(Dataset excerpt):
::::::::::
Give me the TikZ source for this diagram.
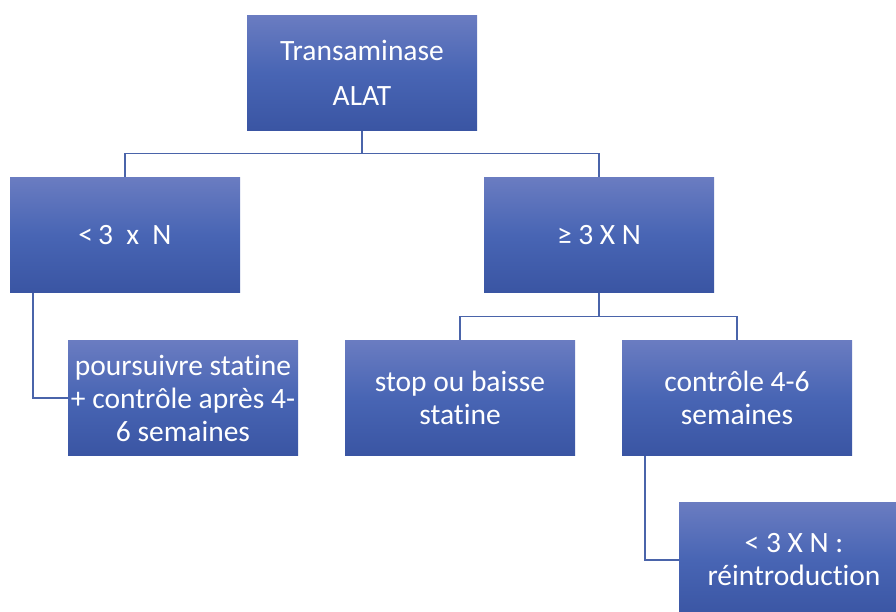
\documentclass[tikz,border=0pt]{standalone}
\usepackage{fontspec}
\setmainfont{Carlito}[Ligatures=NoCommon]
\definecolor{boxtop}{RGB}{106,124,193}
\definecolor{boxmid}{RGB}{72,101,180}
\definecolor{boxbot}{RGB}{58,85,163}
\definecolor{linkcol}{RGB}{74,100,170}
\tikzset{
    box/.style={rectangle, minimum width=230pt, minimum height=115pt, inner sep=0pt,
        top color=boxtop, bottom color=boxbot, middle color=boxmid,
        text=white, align=center, font=\fontsize{29.5}{33}\selectfont},
    link/.style={draw=linkcol, line width=1.4pt}
}
\begin{document}
\begin{tikzpicture}[x=1pt, y=-1pt]
    \useasboundingbox (0,0) rectangle (896,612);
    \clip (0,0) rectangle (896,612);
    \node[box] (alat) at (362,73) {Transaminase\\[12pt]ALAT};
    \node[box] (low) at (125,235) {<\,3 \ x \ N};
    \node[box] (high) at (599,235) {≥ 3 X N};
    \node[box] (keep) at (183,398) {poursuivre statine\\+ contrôle après 4-\\6 semaines};
    \node[box] (stop) at (460,398) {stop ou baisse\\statine};
    \node[box] (check) at (737,398) {contrôle 4-6\\semaines};
    \node[box] (back) at (794,560) {< 3 X N :\\réintroduction};
    \draw [link] (alat.south) -- +(0,23) -| (low.north);
    \draw [link] (alat.south) -- +(0,23) -| (high.north);
    \draw [link] (high.south) -- +(0,24) -| (stop.north);
    \draw [link] (high.south) -- +(0,24) -| (check.north);
    \draw [link] ([xshift=23pt]low.south west) |- (keep.west);
    \draw [link] ([xshift=23pt]check.south west) |- (back.west);
\end{tikzpicture}
\end{document}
::::::::::
(Exercise):
Write out the full set of lines verbatim, without the pictures.

(Finished exercise):
Give me the TikZ source for this diagram.
\documentclass[tikz,border=0pt]{standalone}
\usepackage{fontspec}
\setmainfont{Carlito}[Ligatures=NoCommon]
\definecolor{boxtop}{RGB}{106,124,193}
\definecolor{boxmid}{RGB}{72,101,180}
\definecolor{boxbot}{RGB}{58,85,163}
\definecolor{linkcol}{RGB}{74,100,170}
\tikzset{
    box/.style={rectangle, minimum width=230pt, minimum height=115pt, inner sep=0pt,
        top color=boxtop, bottom color=boxbot, middle color=boxmid,
        text=white, align=center, font=\fontsize{29.5}{33}\selectfont},
    link/.style={draw=linkcol, line width=1.4pt}
}
\begin{document}
\begin{tikzpicture}[x=1pt, y=-1pt]
    \useasboundingbox (0,0) rectangle (896,612);
    \clip (0,0) rectangle (896,612);
    \node[box] (alat) at (362,73) {Transaminase\\[12pt]ALAT};
    \node[box] (low) at (125,235) {<\,3 \ x \ N};
    \node[box] (high) at (599,235) {≥ 3 X N};
    \node[box] (keep) at (183,398) {poursuivre statine\\+ contrôle après 4-\\6 semaines};
    \node[box] (stop) at (460,398) {stop ou baisse\\statine};
    \node[box] (check) at (737,398) {contrôle 4-6\\semaines};
    \node[box] (back) at (794,560) {< 3 X N :\\réintroduction};
    \draw [link] (alat.south) -- +(0,23) -| (low.north);
    \draw [link] (alat.south) -- +(0,23) -| (high.north);
    \draw [link] (high.south) -- +(0,24) -| (stop.north);
    \draw [link] (high.south) -- +(0,24) -| (check.north);
    \draw [link] ([xshift=23pt]low.south west) |- (keep.west);
    \draw [link] ([xshift=23pt]check.south west) |- (back.west);
\end{tikzpicture}
\end{document}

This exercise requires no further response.